Sunday, September 22, 2024

'The World Has Always Seemed to Me So Various'

I dropped out of university after my junior year in 1973 and didn’t return to campus to complete my B.A. in English until 2003. The lack of a degree never got in the way of working for almost a quarter-century as a newspaper reporter. I suspect a degree in most non-STEM professions is redundant. After earning my long-deferred degree, and in a state of mental exhilaration, I contemplated going after a Ph.D. I was fifty years old. Every faculty member I consulted at Skidmore College, including the novelist Steven Millhauser, told me it would be a waste of time. I was briefly disappointed but they were right.  

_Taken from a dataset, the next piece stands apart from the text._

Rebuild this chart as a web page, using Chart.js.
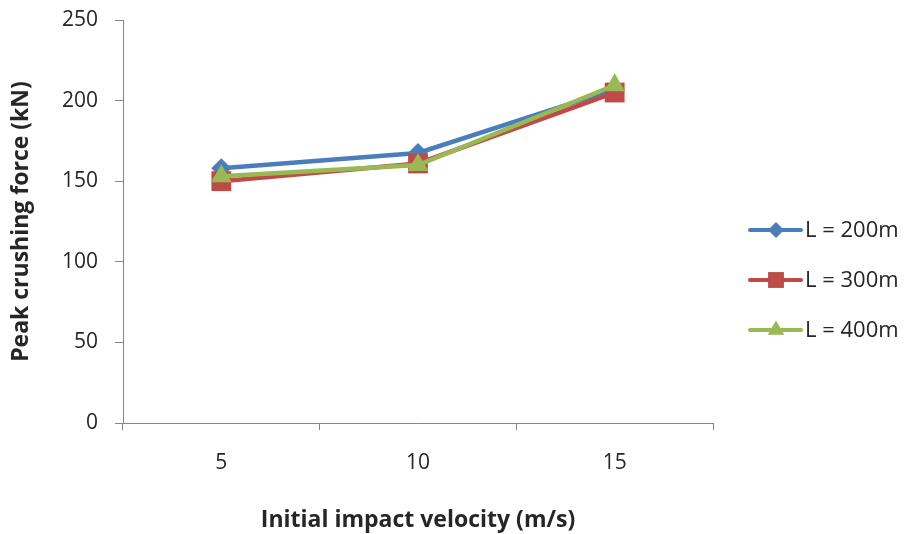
<!DOCTYPE html>
<html>
<head>
<meta charset="utf-8">
<script src="https://cdn.jsdelivr.net/npm/chart.js@4"></script>
<style>
  html, body { margin: 0; padding: 0; background: #fff; }
  #box { width: 909px; height: 534px; }
</style>
</head>
<body>
<div id="box"><canvas id="grafico"></canvas></div>
<script>
// dados
var velocidades = ['5', '10', '15'];
var serieNomes = ['L = 200m', 'L = 300m', 'L = 400m'];
var forcaL200 = [158, 167.5, 207];
var forcaL300 = [150, 161, 205];
var forcaL400 = [153, 160, 209.5];

var cores = ['#4a7ebb', '#be4b48', '#98b954'];
var marcadores = ['rectRot', 'rect', 'triangle'];
var raios = [10, 14, 12];
var fonte = '"Open Sans"';

function serie(i, valores) {
    return {
        label: serieNomes[i],
        data: valores,
        borderColor: cores[i],
        backgroundColor: cores[i],
        borderWidth: 4.5,
        pointStyle: marcadores[i],
        pointRadius: raios[i],
        pointHoverRadius: raios[i],
        pointBorderWidth: 0,
        tension: 0,
        order: 2 - i
    };
}

// legenda no estilo do Excel (linha + marcador)
var legendaExcel = {
    id: 'legendaExcel',
    afterDraw: function(chart) {
        var c = chart.ctx;
        var ys = [230, 280, 330];
        c.save();
        chart.data.datasets.forEach(function(ds, i) {
            var y = ys[i];
            c.strokeStyle = ds.borderColor;
            c.lineWidth = 4;
            c.lineCap = 'round';
            c.beginPath();
            c.moveTo(750, y);
            c.lineTo(801, y);
            c.stroke();
            c.fillStyle = ds.backgroundColor;
            Chart.helpers.drawPoint(c, { pointStyle: ds.pointStyle, radius: ds.pointRadius * 0.8, rotation: 0, borderWidth: 0 }, 776, y);
            c.fillStyle = '#262626';
            c.font = '22px ' + fonte;
            c.textBaseline = 'middle';
            c.fillText(ds.label, 805, y + 1);
        });
        c.restore();
    }
};

var ctx = document.getElementById('grafico').getContext('2d');
var grafico = new Chart(ctx, {
    type: 'line',
    data: {
        labels: velocidades,
        datasets: [serie(0, forcaL200), serie(1, forcaL300), serie(2, forcaL400)]
    },
    plugins: [legendaExcel],
    options: {
        responsive: true,
        maintainAspectRatio: false,
        animation: false,
        layout: { padding: { top: 20, right: 196, left: 0, bottom: 0 } },
        plugins: {
            legend: { display: false },
            tooltip: { enabled: false }
        },
        scales: {
            x: {
                offset: true,
                afterFit: function(s) { s.height = 111; },
                grid: { offset: true, drawOnChartArea: false, tickLength: 7, color: '#868686' },
                border: { color: '#868686', width: 1 },
                ticks: { color: '#262626', font: { family: fonte, size: 21 }, padding: 20 },
                title: {
                    display: true,
                    text: 'Initial impact velocity (m/s)',
                    color: '#262626',
                    font: { family: fonte, size: 23, weight: 'bold' },
                    padding: { top: 0, bottom: 0 }
                }
            },
            y: {
                min: 0,
                max: 250,
                afterFit: function(s) { s.width = 123; s.paddingTop = 0; s.paddingBottom = 0; },
                grid: { drawOnChartArea: false, tickLength: 8, color: '#868686' },
                border: { color: '#868686', width: 1 },
                ticks: { stepSize: 50, color: '#262626', font: { family: fonte, size: 21 }, padding: 17 },
                title: {
                    display: true,
                    text: 'Peak crushing force (kN)',
                    color: '#262626',
                    font: { family: fonte, size: 23, weight: 'bold' },
                    padding: { top: 8, bottom: 0 }
                }
            }
        }
    }
});
</script>
</body>
</html>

In one of his essays Guy Davenport observed that Americans are the first people in history to possess documented proof of their illiteracy: Just ask them to produce a college degree. He wrote that in the seventies, when the trivialization of higher education was well underway but not yet complete. I have no regrets though occasionally I wish I had become a welder after high school – a real job, one that contributes.

 

A reader has asked whether she should return to college after dropping out several years ago. She’s still young, not yet thirty. Advice is dangerous stuff. If taken and the outcome is unhappy, the advice-giver has set himself up for resentment and blame. Rather, I urged my reader to examine her motives and expectations. She’s smart and better-read than most of her contemporaries, so a typical college curriculum could crush her. I shared Dr. Johnson’s advice to Boswell: “to have as many books about [. . .] as I could; that I might read upon any subject upon which I had a desire for instruction at the time.”

 

In a 2011 essay on the nature of evil Theodore Dalrymple describes his reading strategy, and in it I recognize my own:

 

“Often I read more than one book at a time. When I tire of one I fly to another. This is because the world has always seemed to me so various and so interesting in all its aspects that I have not been able to confine my mind to a single subject or object for very long; therefore I am not, never have been, and never will be the scholar of anything. My mind is magpie-like, attracted by what shines for a moment; I try to persuade myself that this quality of superficiality has its compensations, in breadth of interest, for example.”

 

Dalrymple’s approach suggests that my reader, regardless of her decision, will never have reason to ever again be bored or rudderless.